Oil as a Weapon: Embargoes and Discounts
Since the 1973 Arab oil embargo, the “oil weapon,” or the manipulation of the international price of oil through embargoes, production cutbacks, or discounts, has become an international concern. Many leaders fear that unfriendly producers can harm other countries by cutting off access to energy resources or intentionally reduce oil production to hike up global prices. For some, the potential consequences could be even more dire: An embargo or price spike could impede a country’s ability to purchase energy resources needed to support military and national security capabilities, rendering it defenseless in the event of an attack.
U.S. policymakers are not immune to these concerns. Many have expressed fear that the country’s access to oil could be reduced if unfriendly suppliers cut off their exports to the United States, or if other consumers buy up enough resources in the global market to at least partially squeeze out the United States. Additionally, price spikes caused by intentional supply disruptions in the global market could harm U.S. national security by reducing America’s wealth. If these policymakers’ fears are correct, the oil weapon could significantly impact future diplomatic and military decisions.
The Stick: Embargoes
Many countries, including the United States, have attempted to use embargoes to shape other states’ policy decisions. Oil producers can refuse to send their exports to a given country, as Arab countries did in response to the United States’ support for Israel during the Yom Kippur and Six-Day wars. Major consumers can also prohibit oil imports from a specific producer country, as the United States has done to discourage Iran’s illicit nuclear activities.

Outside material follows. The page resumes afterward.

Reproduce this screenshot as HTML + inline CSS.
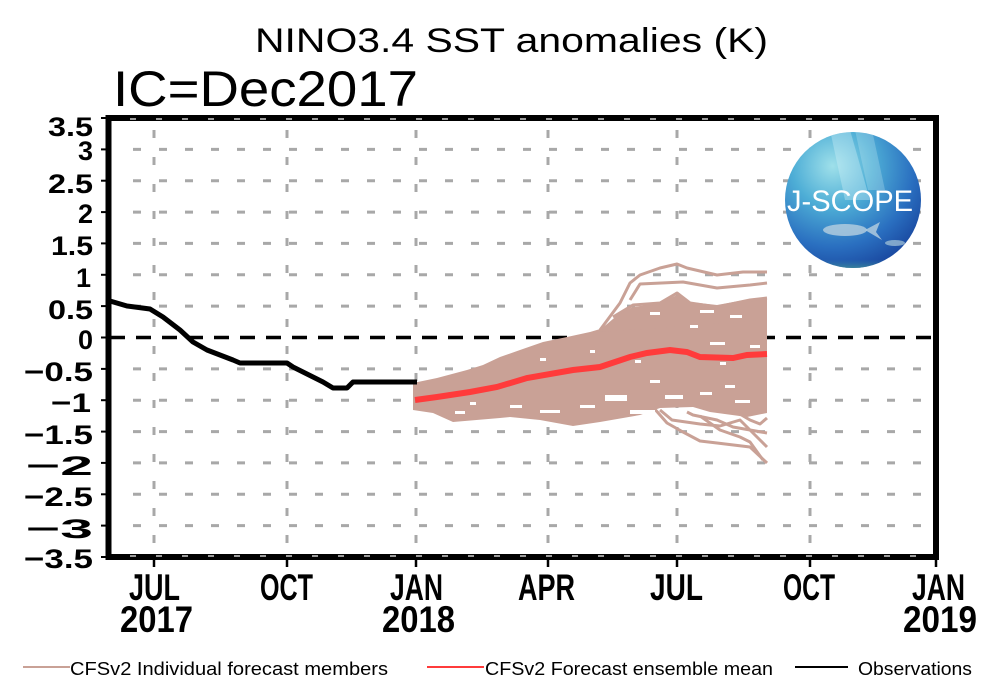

Historically, however, the efficacy of embargoes has been weak.1 Export embargoes are intended to exert political pressure by eliminating a significant chunk of the consumer’s energy supply. But oil is a fungible commodity, and the targets of export embargoes typically have been able to replace lost oil with imports from other producers with relative ease. The 1967 Arab oil embargo is a good example: Though Arab states hoped to pressure the United States and Britain into withdrawing their support for Israel by withholding oil, both countries were able to compensate by importing supplies from other countries. Likewise, producers that have found themselves cut off from a particular consumer market for political reasons are usually able to find other buyers. For embargoes to work, countries applying them must also be willing and able to blockade their targets to keep them from receiving replacement oil supplies from other sources.
Signs like the one above, in a gas station in Lincoln City, Oregon, were common during the 1973 oil crisis.
(National Archives and Records Administration/Wikimedia Commons)
The Carrot: Discounts
Export discounts represent the opposite side of the coin: Rather than attempting to change another state’s behavior through pressure, oil producers use discounts to try to bribe other states to behave in a favorable way by offering them special deals on energy supplies. Some worry this could harm U.S. national security by allowing producers to use trade bargains to purchase the loyalty of specific consumers. This in turn could shape those consumers’ foreign policy behavior in ways unfavorable to U.S. security interests — particularly if the producer with influence is an adversary intent on harming the United States.
Though the oil carrot has been slightly more effective than the stick, it too has had a mixed record of success. While oil trade relationships are important, they ultimately do not trump national interests. In the past, consuming countries receiving a discount on their oil have not shown a proclivity for acting in ways that run counter to their interests for the sake of preserving their trade relationships. Egypt, for example, chose to forgo substantial oil subsidies — along with billions of dollars of aid — from Arab producers when it signed the Camp David Accords in 1978. In doing so, it traded energy-related economic benefits for security and diplomatic gains.
[1] Keith Crane, Andreas Goldthau, Michael Toman, Thomas Light, Stuart Johnson, Alireza Nader, Angel Rabasa & Harun Dogo, Imported Oil and U.S. National Security (Santa Monica: RAND Corporation, 2009).